Saturday, October 16, 2010

Reading Event, TODAY!

Rebecca Johns, author of The Countess

In January 1611, one of the highest-born members of the Hungarian nobility, Countess Erzsebet Bathory, was walled inside her castle tower and imprisoned for the rest of her life. Her crime: the brutal torture and murder of at least 35 women and girls, mostly servants in the countess’s employ. Nicknamed the “Blood Countess,” Bathory is the first and one of the most prolific female serial killers in history. While her story is horrific, her legend has nevertheless persisted in the popular imagination—inspiring a well-established cult following intrigued by her strange gothic legacy. 

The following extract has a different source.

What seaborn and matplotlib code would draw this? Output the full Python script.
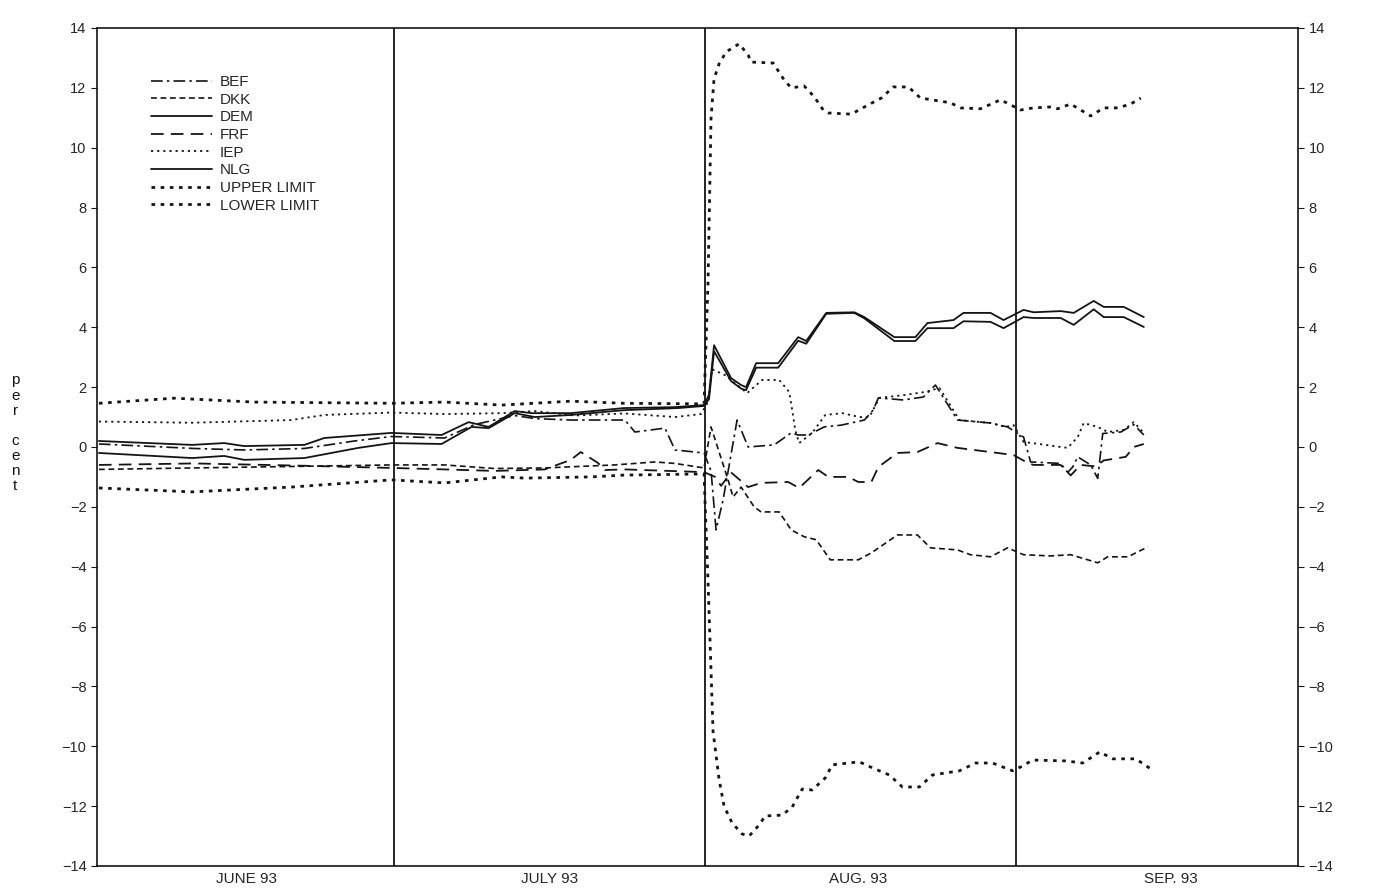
import matplotlib
matplotlib.use("Agg")
import matplotlib.pyplot as plt
import seaborn as sns
import pandas as pd

# Dane: (dzien od 1 czerwca 1993, odchylenie w %)
bef = [(0.5, 0.1), (10, -0.05), (15, -0.1), (21, -0.05), (26, 0.2), (29.7, 0.35), (35, 0.3), (38, 0.75),
       (42, 1.05), (44, 0.95), (47.6, 0.9), (53, 0.9), (54, 0.5), (57, 0.63), (58, -0.1), (60.9, -0.2),
       (61.6, -0.8), (62.1, -2.77), (62.8, -1.77), (64.2, 0.9), (65.3, 0.0), (67.9, 0.07), (69.6, 0.47),
       (70.3, 0.4), (71.3, 0.4), (72.9, 0.67), (74.6, 0.73), (76.9, 0.9), (77.8, 1.24), (78.3, 1.64),
       (80.8, 1.57), (82.8, 1.67), (84.0, 2.07), (86.2, 0.9), (89.5, 0.8), (91.2, 0.67), (92.8, 0.33),
       (93.5, -0.5), (96.5, -0.55), (97.2, -0.85), (97.7, -0.67), (98.2, -0.33), (99.5, -0.6),
       (100.2, -1.05), (100.7, 0.45), (102.5, 0.5), (103.8, 0.75), (104.8, 0.4)]
dkk = [(0.5, -0.75), (10, -0.7), (20, -0.65), (29.7, -0.6), (35, -0.6), (40, -0.72), (45, -0.7), (52, -0.6),
       (56, -0.5), (58, -0.55), (60.9, -0.7), (61.6, 0.67), (63.3, -1.1), (63.8, -1.67), (64.6, -1.34),
       (65.9, -2.0), (66.6, -2.17), (68.4, -2.17), (69.6, -2.77), (70.9, -3.0), (72.1, -3.1), (73.5, -3.77),
       (76.3, -3.77), (77.6, -3.54), (80.2, -2.94), (82.2, -2.94), (83.5, -3.37), (86.2, -3.44),
       (87.5, -3.6), (89.5, -3.67), (91.2, -3.37), (92.8, -3.6), (95.5, -3.64), (97.5, -3.6),
       (100.2, -3.87), (101.2, -3.67), (103.2, -3.67), (105.2, -3.34)]
dem = [(0.5, -0.2), (9.8, -0.37), (13, -0.3), (15, -0.43), (21, -0.37), (26.4, -0.03), (29.7, 0.13),
       (34.7, 0.1), (37.7, 0.67), (39.4, 0.63), (42, 1.13), (44, 1.0), (47.6, 1.07), (52.9, 1.23),
       (58.3, 1.3), (60.9, 1.37), (61.4, 1.6), (61.9, 3.2), (63.6, 2.2), (64.6, 1.95), (65.1, 1.9),
       (66.1, 2.65), (68.3, 2.65), (70.3, 3.55), (71.1, 3.45), (73.1, 4.45), (75.9, 4.48), (76.9, 4.3),
       (79.9, 3.54), (82, 3.54), (83.2, 3.97), (85.8, 3.97), (86.8, 4.2), (89.5, 4.18), (90.8, 3.97),
       (92.8, 4.34), (93.8, 4.31), (96.5, 4.31), (97.8, 4.08), (99.8, 4.6), (100.8, 4.34), (102.8, 4.34),
       (104.8, 4.01)]
frf = [(0.5, -0.6), (10, -0.55), (20, -0.62), (29.7, -0.7), (35, -0.75), (40, -0.8), (45, -0.75),
       (47.6, -0.43), (48.6, -0.17), (50.3, -0.53), (51, -0.77), (53, -0.75), (60.9, -0.84), (62.0, -1.0),
       (62.6, -1.3), (63.6, -0.85), (65.3, -1.34), (66.6, -1.2), (69.3, -1.17), (70.4, -1.37), (72.3, -0.77),
       (73.3, -1.0), (75.3, -1.0), (76.3, -1.17), (77.6, -1.17), (78.3, -0.67), (80.2, -0.2), (82.2, -0.17),
       (84.2, 0.13), (86.2, -0.03), (89.5, -0.17), (91.8, -0.27), (93.2, -0.53), (93.8, -0.6), (96.5, -0.6),
       (97.5, -0.95), (98.5, -0.6), (100.0, -0.65), (100.8, -0.45), (103.0, -0.33), (103.8, 0.0),
       (104.8, 0.1)]
iep = [(0.5, 0.85), (9.8, 0.81), (19.7, 0.9), (23, 1.07), (29.7, 1.15), (35, 1.1), (40.7, 1.13), (44, 1.2),
       (48, 1.05), (53, 1.12), (58, 1.0), (60.6, 1.1), (61.3, 1.5), (61.7, 2.6), (63.0, 2.4), (65.2, 1.8),
       (66.7, 2.24), (68.4, 2.24), (69.4, 1.84), (69.7, 1.24), (70.0, 0.57), (70.4, 0.13), (71.7, 0.47),
       (73.0, 1.07), (74.7, 1.13), (76.4, 1.0), (77.4, 1.0), (78.4, 1.64), (81.0, 1.74), (83.0, 1.84),
       (84.4, 1.97), (86.4, 0.9), (89.5, 0.8), (91.0, 0.67), (91.8, 0.73), (92.8, 0.17), (96.5, 0.0),
       (97.2, -0.03), (98.2, 0.33), (98.8, 0.8), (100.2, 0.67), (101.2, 0.5), (102.8, 0.57), (103.8, 0.83),
       (104.8, 0.47)]
nlg = [(0.5, 0.2), (9.8, 0.07), (13, 0.13), (15, 0.03), (21, 0.07), (23, 0.3), (29.7, 0.47), (34.7, 0.4),
       (37.4, 0.83), (39.4, 0.67), (42, 1.2), (43.7, 1.13), (47.6, 1.13), (52.9, 1.3), (57.9, 1.33),
       (60.9, 1.4), (61.4, 1.75), (61.9, 3.4), (63.6, 2.3), (64.6, 2.07), (65.1, 2.0), (66.1, 2.8),
       (68.3, 2.8), (70.3, 3.67), (71.1, 3.54), (73.1, 4.48), (75.9, 4.5), (76.9, 4.34), (79.9, 3.67),
       (82, 3.67), (83.2, 4.14), (85.8, 4.24), (86.8, 4.48), (89.5, 4.48), (90.8, 4.24), (92.8, 4.58),
       (93.8, 4.5), (96.5, 4.54), (97.8, 4.48), (99.8, 4.88), (100.8, 4.68), (102.8, 4.68), (104.8, 4.34)]
upper = [(0.5, 1.46), (8, 1.63), (16, 1.5), (29.7, 1.46), (35, 1.5), (40.7, 1.4), (47.6, 1.53), (52.9, 1.46),
         (60.9, 1.44), (61.3, 5.5), (61.6, 11.0), (61.9, 12.3), (62.4, 12.8), (63.1, 13.2), (64.4, 13.47),
         (65.3, 13.1), (65.6, 12.86), (67.8, 12.83), (68.9, 12.26), (69.6, 12.0), (70.9, 12.06), (71.9, 11.7),
         (72.8, 11.26), (73.3, 11.16), (75.6, 11.12), (76.9, 11.36), (78.6, 11.66), (79.8, 12.03),
         (81.3, 12.03), (82.5, 11.66), (85.5, 11.5), (86.5, 11.33), (88.5, 11.3), (90.5, 11.6), (91.5, 11.43),
         (92.5, 11.26), (93.8, 11.33), (95.5, 11.36), (96.2, 11.3), (97.5, 11.46), (99.5, 11.06),
         (100.8, 11.33), (102.2, 11.33), (103.5, 11.46), (104.5, 11.66)]
lower = [(0.5, -1.37), (9.8, -1.5), (19.7, -1.34), (29.7, -1.1), (35, -1.2), (40.7, -1.0), (43, -1.04),
         (49.6, -1.0), (52.9, -0.94), (60.9, -0.9), (61.3, -4.5), (61.8, -9.5), (62.4, -11.1), (62.9, -12.0),
         (63.7, -12.56), (64.7, -12.93), (65.4, -13.0), (66.4, -12.63), (67.0, -12.33), (68.7, -12.3),
         (69.7, -12.03), (70.7, -11.43), (71.7, -11.46), (73.0, -11.06), (73.7, -10.62), (76.4, -10.52),
         (77.7, -10.72), (79.4, -10.96), (80.7, -11.36), (82.4, -11.36), (83.7, -10.96), (86.4, -10.82),
         (88.0, -10.56), (89.7, -10.56), (91.7, -10.82), (92.7, -10.66), (93.7, -10.46), (97.0, -10.49),
         (98.7, -10.56), (100.4, -10.19), (101.7, -10.42), (104.0, -10.42), (105.5, -10.76)]

series_names = ["BEF", "DKK", "DEM", "FRF", "IEP", "NLG", "UPPER LIMIT", "LOWER LIMIT"]
month_starts = [30, 61, 92]
month_centers = [15.2, 45.5, 76.3, 107.5]
month_labels = ["JUNE 93", "JULY 93", "AUG. 93", "SEP. 93"]
y_ticks = list(range(-14, 15, 2))

# Style linii
styles = {
    "BEF": dict(linestyle=(0, (7, 2.5, 1.5, 2.5)), linewidth=1.2),
    "DKK": dict(linestyle=(0, (3.5, 2.2)), linewidth=1.2),
    "DEM": dict(linestyle="-", linewidth=1.3),
    "FRF": dict(linestyle=(0, (7, 4)), linewidth=1.3),
    "IEP": dict(linestyle=(0, (1.2, 2.2)), linewidth=1.3),
    "NLG": dict(linestyle="-", linewidth=1.3),
    "UPPER LIMIT": dict(linestyle=(0, (1.3, 2.0)), linewidth=2.0),
    "LOWER LIMIT": dict(linestyle=(0, (1.3, 2.0)), linewidth=2.0),
}

data_map = dict(zip(series_names, [bef, dkk, dem, frf, iep, nlg, upper, lower]))
rows = []
for name, pts in data_map.items():
    for d, v in pts:
        rows.append({"series": name, "day": d, "value": v})
df = pd.DataFrame(rows)

sns.set_style("ticks")
plt.rcParams["font.family"] = ["Liberation Sans", "DejaVu Sans"]

fig = plt.figure(figsize=(13.83, 8.88), dpi=100)
ax = fig.add_axes([0.0701, 0.0248, 0.8685, 0.9437])

ink = "#141414"
for name in series_names:
    sub = df[df["series"] == name]
    sns.lineplot(data=sub, x="day", y="value", ax=ax, color=ink, label=name,
                 estimator=None, sort=False, **styles[name])

for m in month_starts:
    ax.axvline(m, color=ink, linewidth=1.3)

ax.set_xlim(0.3, 120.2)
ax.set_ylim(-14, 14)
ax.set_yticks(y_ticks)
ax.set_yticklabels([f"{t}".replace("-", "\u2212") for t in y_ticks])
ax.set_xticks(month_centers)
ax.set_xticklabels(month_labels)
ax.tick_params(axis="x", length=0, pad=4, labelsize=11)
ax.tick_params(axis="y", direction="out", length=4, labelsize=10.5, left=True, right=True,
               labelleft=True, labelright=True, color=ink)
ax.set_xlabel("")
ax.set_ylabel("")
for sp in ax.spines.values():
    sp.set_color(ink)
    sp.set_linewidth(1.2)

ax.legend(loc="upper left", bbox_to_anchor=(0.04, 0.951), frameon=False, fontsize=11,
          handlelength=4.0, handletextpad=0.5, labelspacing=0.24, borderaxespad=0)

fig.text(0.011, 0.512, "p\ne\nr\n\nc\ne\nn\nt", ha="center", va="center", fontsize=11,
         linespacing=1.1, color=ink)

fig.savefig("out.png", dpi=100, facecolor="white")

The real-life countess was one of Bram Stoker’s two inspirations for Dracula, and her character has appeared in film, video games, classic and contemporary literature, and was even referenced on a recent episode of True Blood.
 
Rebecca JohnsThe Countess re-creates Bathory’s story in her own words, detailing how this daughter of a noble family is betrothed at age ten but rebels against her mother-in-law by bearing an illegitimate child. She is forced to marry Count Nadasdy, a man she barely knows, and resorts to spells and potions to give him a child. While the Count toils on the battlefield, the Countess wages a constant war in her household, relying on strict discipline and severe punishments to keep her servants in line. After the count’s death she conducts an ardent love affair with the man who would eventually imprison her. After he spurns her love she turns to the vicious torture and murder of her servants. The Countess offers an intimate, strangely sympathetic, and ultimately disturbing portrait of one of the most reviled women in history—a woman who was capable of gruesome acts of torture, but also intensely passionate love.
 
Author bio: Rebecca Johns is an assistant professor of English at DePaul University and a graduate of the Iowa Writers’ Workshop. Her first novel, Icebergs, was a finalist for the 2007 PEN/Hemingway Award.